Con El Padrino, ya les digo, fue otra cosa. Carl Sifakis, en su imprescindible libro The Mafia Encyclopedia, cuenta el caso del detective de la policía de Nueva Jersey Robert Delaney, que se infiltró en las familias de Nueva York y testificó ante un subcomité del Senado estadounidense en 1981:
“Las dos partes de El Padrino han tenido un impacto en estas familias criminales”, declaró, mencionando el caso de mafiosos que las habían visto hasta diez veces. También contó la ocasión en que fue a cenar a un restaurante con un grupo de gángsters, entre los que estaba Joseph Doto, hijo del mafioso Joe Adonis. “Le dio al camarero un montón de monedas de 25 centavos y le dijo que pusiera en la gramola la misma canción una y otra vez: el tema de El Padrino. Lo estuvimos escuchando durante toda la cena”.
El senador Sam Nunn preguntó entonces. “¿Está usted diciendo que a veces los gángsters ven la película para saber cómo se supone que deben comportarse?”.
“Exactamente”, contestó Delaney. “Esa película les enseñó cantidad de cosas”.

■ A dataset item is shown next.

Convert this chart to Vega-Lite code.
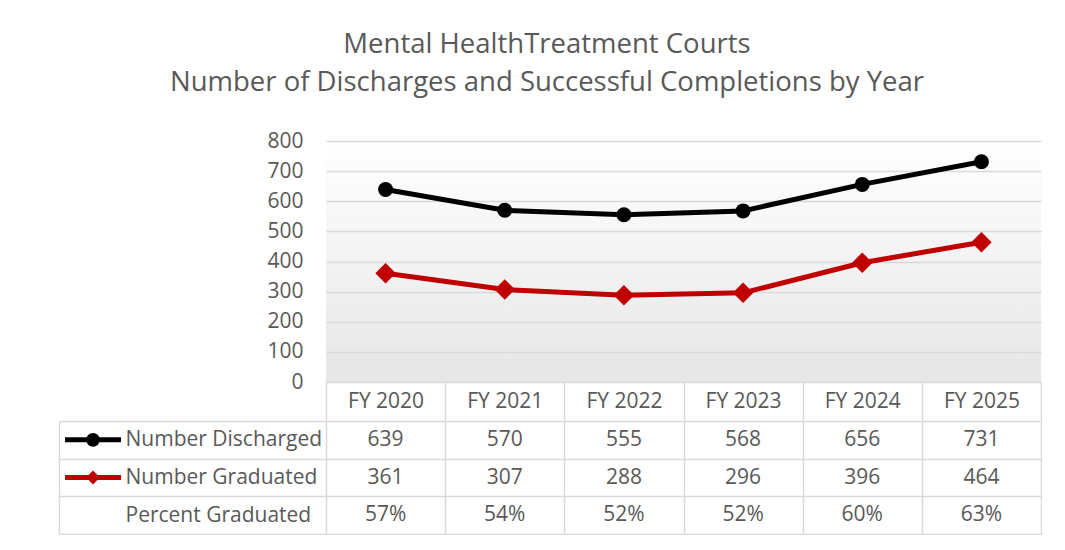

Hay que decir que en Gomorra hay también dos personajes cautivados por la mitomanía del cine de gángsters, aunque no con El Padrino, sino con El precio del poder (1983) de Brian de Palma. Bueno, todos hemos jugado de niños a ser El Zorro o Tarzán; tiene gracia que sean los criminales precisamente los que no han crecido.